Dataset -
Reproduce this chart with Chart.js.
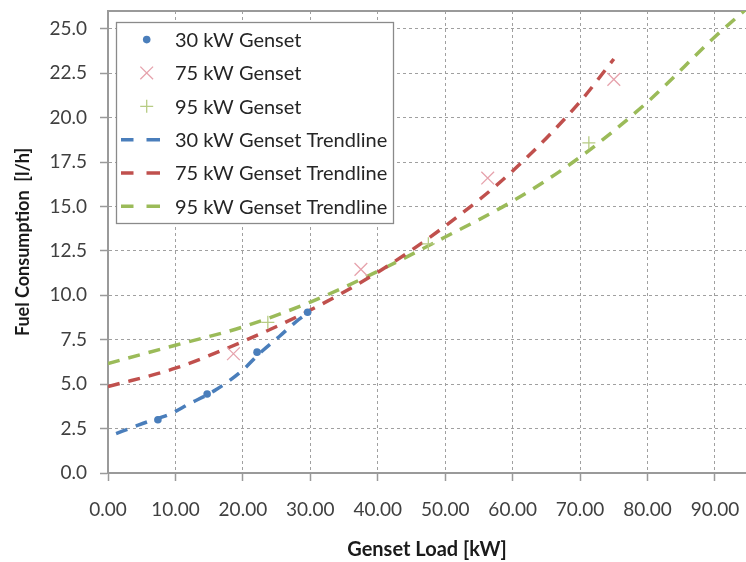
<!DOCTYPE html>
<html>
<head>
<meta charset="utf-8">
<script src="https://cdn.jsdelivr.net/npm/chart.js@4.4.1/dist/chart.umd.min.js"></script>
<style>
  html, body { margin: 0; padding: 0; background: #ffffff; }
  #wrap { width: 746px; height: 562px; }
</style>
</head>
<body>
<div id="wrap"><canvas id="c" width="746" height="562"></canvas></div>
<script>
const load30 = [7.4, 14.7, 22.1, 29.6];
const fuel30 = [3.0, 4.45, 6.8, 9.05];
const load75 = [18.6, 37.5, 56.3, 75.0];
const fuel75 = [6.71, 11.46, 16.6, 22.15];
const load95 = [23.7, 47.5, 71.3];
const fuel95 = [8.48, 12.9, 18.58];

const trendLoad30 = [1.2, 4, 6, 9, 12, 16, 20, 22.5, 25.4, 27.9, 30];
const trendFuel30 = [2.22, 2.62, 2.9, 3.28, 3.88, 4.68, 5.8, 6.74, 7.68, 8.52, 9.1];
const trendLoad75 = [0, 10, 20, 30, 40, 50, 60, 70, 75];
const trendFuel75 = [4.86, 5.9, 7.4, 9.17, 11.3, 13.9, 17.0, 20.9, 23.3];
const trendLoad95 = [0, 10, 20, 30, 40, 50, 60, 70, 80, 90, 94.6];
const trendFuel95 = [6.16, 7.19, 8.22, 9.62, 11.35, 13.28, 15.3, 17.78, 20.88, 24.55, 26.1];

const seriesNames = ['30 kW Genset', '75 kW Genset', '95 kW Genset',
  '30 kW Genset Trendline', '75 kW Genset Trendline', '95 kW Genset Trendline'];

const xTickValues = [0, 10, 20, 30, 40, 50, 60, 70, 80, 90];
const yTickValues = [0, 2.5, 5, 7.5, 10, 12.5, 15, 17.5, 20, 22.5, 25];
const xTitle = 'Genset Load [kW]';
const yTitle = 'Fuel Consumption  [l/h]';

const toPts = (xs, ys) => xs.map((x, i) => ({ x: x, y: ys[i] }));

const FONT = 'Lato, "Open Sans", sans-serif';
const BLUE = '#4A7EBB', RED = '#C0504D', GREEN = '#9BBB59';
const GRID = '#a0a0a0', AXIS = '#9a9a9a';

// stretch the plot area to the right edge of the canvas, as in the reference
const fullRight = {
  id: 'fullRight',
  afterLayout(chart) {
    const area = chart.chartArea;
    if (area.right < chart.width) {
      area.right = chart.width;
      area.width = area.right - area.left;
      const x = chart.scales.x;
      x.right = chart.width;
      x.width = x.right - x.left;
      x.configure();
    }
  }
};

const boxLegend = {
  id: 'boxLegend',
  afterDraw(chart) {
    const { ctx, chartArea } = chart;
    const x0 = Math.round(chartArea.left + 7.7), y0 = Math.round(chartArea.top + 10.7);
    const w = 277, h = 201;
    ctx.save();
    ctx.fillStyle = '#ffffff';
    ctx.fillRect(x0, y0, w, h);
    ctx.strokeStyle = '#8a8a8a';
    ctx.lineWidth = 1.3;
    ctx.setLineDash([]);
    ctx.strokeRect(x0 + 0.5, y0 + 0.5, w, h);
    chart.data.datasets.forEach((ds, i) => {
      const cy = y0 + 17.6 + i * 33.35;
      const cx = x0 + 30.7;
      ctx.save();
      if (ds.showLine) {
        ctx.strokeStyle = ds.borderColor;
        ctx.lineWidth = ds.borderWidth;
        ctx.setLineDash([]);
        ctx.beginPath();
        ctx.moveTo(x0 + 5, cy); ctx.lineTo(x0 + 17.5, cy);
        ctx.moveTo(x0 + 30.5, cy); ctx.lineTo(x0 + 44, cy);
        ctx.stroke();
      } else {
        ctx.fillStyle = ds.pointBackgroundColor;
        ctx.strokeStyle = ds.pointBorderColor;
        ctx.setLineDash([]);
        Chart.helpers.drawPoint(ctx, {
          pointStyle: ds.pointStyle, rotation: 0,
          radius: ds.pointRadius, borderWidth: ds.pointBorderWidth
        }, cx, cy);
      }
      ctx.restore();
      ctx.fillStyle = '#262626';
      ctx.font = '20px ' + FONT;
      ctx.textBaseline = 'middle';
      ctx.textAlign = 'left';
      ctx.fillText(ds.label, x0 + 59, cy + 1);
    });
    ctx.restore();
  }
};

const topBorder = {
  id: 'topBorder',
  beforeDatasetsDraw(chart) {
    const { ctx, chartArea } = chart;
    ctx.save();
    ctx.strokeStyle = AXIS;
    ctx.lineWidth = 2;
    ctx.beginPath();
    ctx.moveTo(chartArea.left, chartArea.top);
    ctx.lineTo(chartArea.right, chartArea.top);
    ctx.stroke();
    ctx.restore();
  }
};

const pointSet = (label, xs, ys, style, color, radius, bw) => ({
  label: label, data: toPts(xs, ys), showLine: false,
  pointStyle: style, pointRadius: radius, pointHoverRadius: radius,
  pointBackgroundColor: color, pointBorderColor: color, pointBorderWidth: bw,
  backgroundColor: color, borderColor: color
});
const lineSet = (label, xs, ys, color) => ({
  label: label, data: toPts(xs, ys), showLine: true,
  borderColor: color, backgroundColor: color, borderWidth: 3.5,
  borderDash: [12, 9], borderCapStyle: 'butt',
  pointRadius: 0, pointHoverRadius: 0, fill: false,
  cubicInterpolationMode: 'monotone'
});

const zeroPad = s => { s.paddingLeft = 0; s.paddingRight = 0; s.paddingTop = 0; s.paddingBottom = 0; };

new Chart(document.getElementById('c'), {
  type: 'scatter',
  data: {
    datasets: [
      pointSet(seriesNames[0], load30, fuel30, 'circle', BLUE, 3.8, 0),
      pointSet(seriesNames[1], load75, fuel75, 'crossRot', '#E6A2AC', 9, 1.3),
      pointSet(seriesNames[2], load95, fuel95, 'cross', '#B7CC84', 6.5, 1.3),
      lineSet(seriesNames[3], trendLoad30, trendFuel30, BLUE),
      lineSet(seriesNames[4], trendLoad75, trendFuel75, RED),
      lineSet(seriesNames[5], trendLoad95, trendFuel95, GREEN)
    ]
  },
  options: {
    responsive: false,
    devicePixelRatio: 1,
    animation: false,
    layout: { padding: { top: 11, left: 0, right: 0, bottom: 0 } },
    plugins: { legend: { display: false }, tooltip: { enabled: false } },
    scales: {
      x: {
        type: 'linear', min: 0, max: 94.6,
        afterBuildTicks: s => { s.ticks = xTickValues.map(v => ({ value: v })); },
        afterFit: s => { s.height = 89; zeroPad(s); },
        ticks: {
          callback: v => Number(v).toFixed(2),
          color: '#404040', font: { family: FONT, size: 19 }, padding: 17,
          maxRotation: 0, autoSkip: false
        },
        grid: {
          color: GRID, lineWidth: 1, tickLength: 8,
          tickColor: AXIS, tickBorderDash: [], tickWidth: 1.5
        },
        border: { color: AXIS, width: 2, dash: [3, 3] },
        title: {
          display: true, text: xTitle, color: '#1a1a1a',
          font: { family: FONT, size: 20, weight: 'bold' }, padding: { top: 4, bottom: 0 }
        }
      },
      y: {
        type: 'linear', min: 0, max: 26.0,
        afterBuildTicks: s => { s.ticks = yTickValues.map(v => ({ value: v })); },
        afterFit: s => { s.width = 108; zeroPad(s); },
        ticks: {
          callback: v => Number(v).toFixed(1),
          color: '#404040', font: { family: FONT, size: 19 }, padding: 13
        },
        grid: {
          color: GRID, lineWidth: 1, tickLength: 8,
          tickColor: AXIS, tickBorderDash: [], tickWidth: 1.5
        },
        border: { color: AXIS, width: 2, dash: [3, 3] },
        title: {
          display: true, text: yTitle, color: '#1a1a1a',
          font: { family: FONT, size: 18, weight: 'bold' }, padding: { top: 12, bottom: 0 }
        }
      }
    }
  },
  plugins: [fullRight, topBorder, boxLegend]
});
</script>
</body>
</html>
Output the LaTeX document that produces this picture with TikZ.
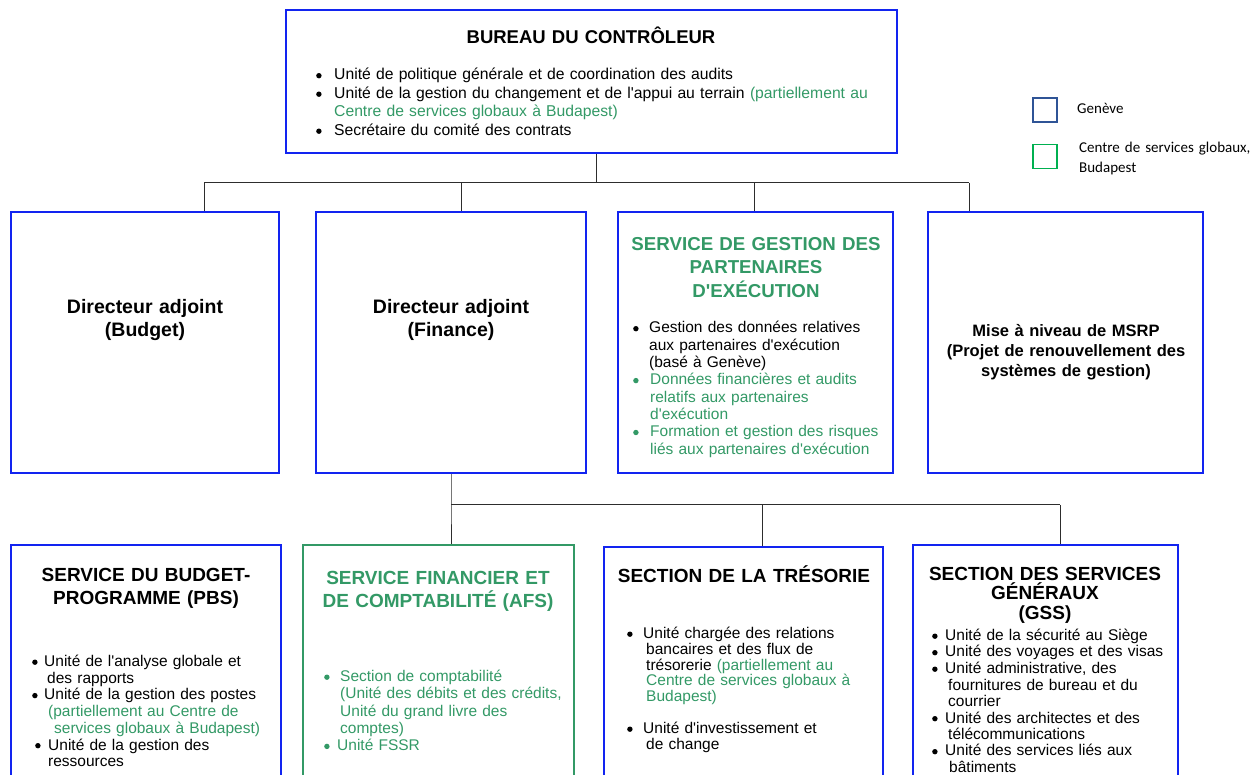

Objective - Reproduce the data above word for word from its first line through the line that holds "const GRID = '#a0a0a0', AXIS = '#9a9a9a';", both ends included; skip pictures.

The result -
Reproduce this chart with Chart.js.
<!DOCTYPE html>
<html>
<head>
<meta charset="utf-8">
<script src="https://cdn.jsdelivr.net/npm/chart.js@4.4.1/dist/chart.umd.min.js"></script>
<style>
  html, body { margin: 0; padding: 0; background: #ffffff; }
  #wrap { width: 746px; height: 562px; }
</style>
</head>
<body>
<div id="wrap"><canvas id="c" width="746" height="562"></canvas></div>
<script>
const load30 = [7.4, 14.7, 22.1, 29.6];
const fuel30 = [3.0, 4.45, 6.8, 9.05];
const load75 = [18.6, 37.5, 56.3, 75.0];
const fuel75 = [6.71, 11.46, 16.6, 22.15];
const load95 = [23.7, 47.5, 71.3];
const fuel95 = [8.48, 12.9, 18.58];

const trendLoad30 = [1.2, 4, 6, 9, 12, 16, 20, 22.5, 25.4, 27.9, 30];
const trendFuel30 = [2.22, 2.62, 2.9, 3.28, 3.88, 4.68, 5.8, 6.74, 7.68, 8.52, 9.1];
const trendLoad75 = [0, 10, 20, 30, 40, 50, 60, 70, 75];
const trendFuel75 = [4.86, 5.9, 7.4, 9.17, 11.3, 13.9, 17.0, 20.9, 23.3];
const trendLoad95 = [0, 10, 20, 30, 40, 50, 60, 70, 80, 90, 94.6];
const trendFuel95 = [6.16, 7.19, 8.22, 9.62, 11.35, 13.28, 15.3, 17.78, 20.88, 24.55, 26.1];

const seriesNames = ['30 kW Genset', '75 kW Genset', '95 kW Genset',
  '30 kW Genset Trendline', '75 kW Genset Trendline', '95 kW Genset Trendline'];

const xTickValues = [0, 10, 20, 30, 40, 50, 60, 70, 80, 90];
const yTickValues = [0, 2.5, 5, 7.5, 10, 12.5, 15, 17.5, 20, 22.5, 25];
const xTitle = 'Genset Load [kW]';
const yTitle = 'Fuel Consumption  [l/h]';

const toPts = (xs, ys) => xs.map((x, i) => ({ x: x, y: ys[i] }));

const FONT = 'Lato, "Open Sans", sans-serif';
const BLUE = '#4A7EBB', RED = '#C0504D', GREEN = '#9BBB59';
const GRID = '#a0a0a0', AXIS = '#9a9a9a';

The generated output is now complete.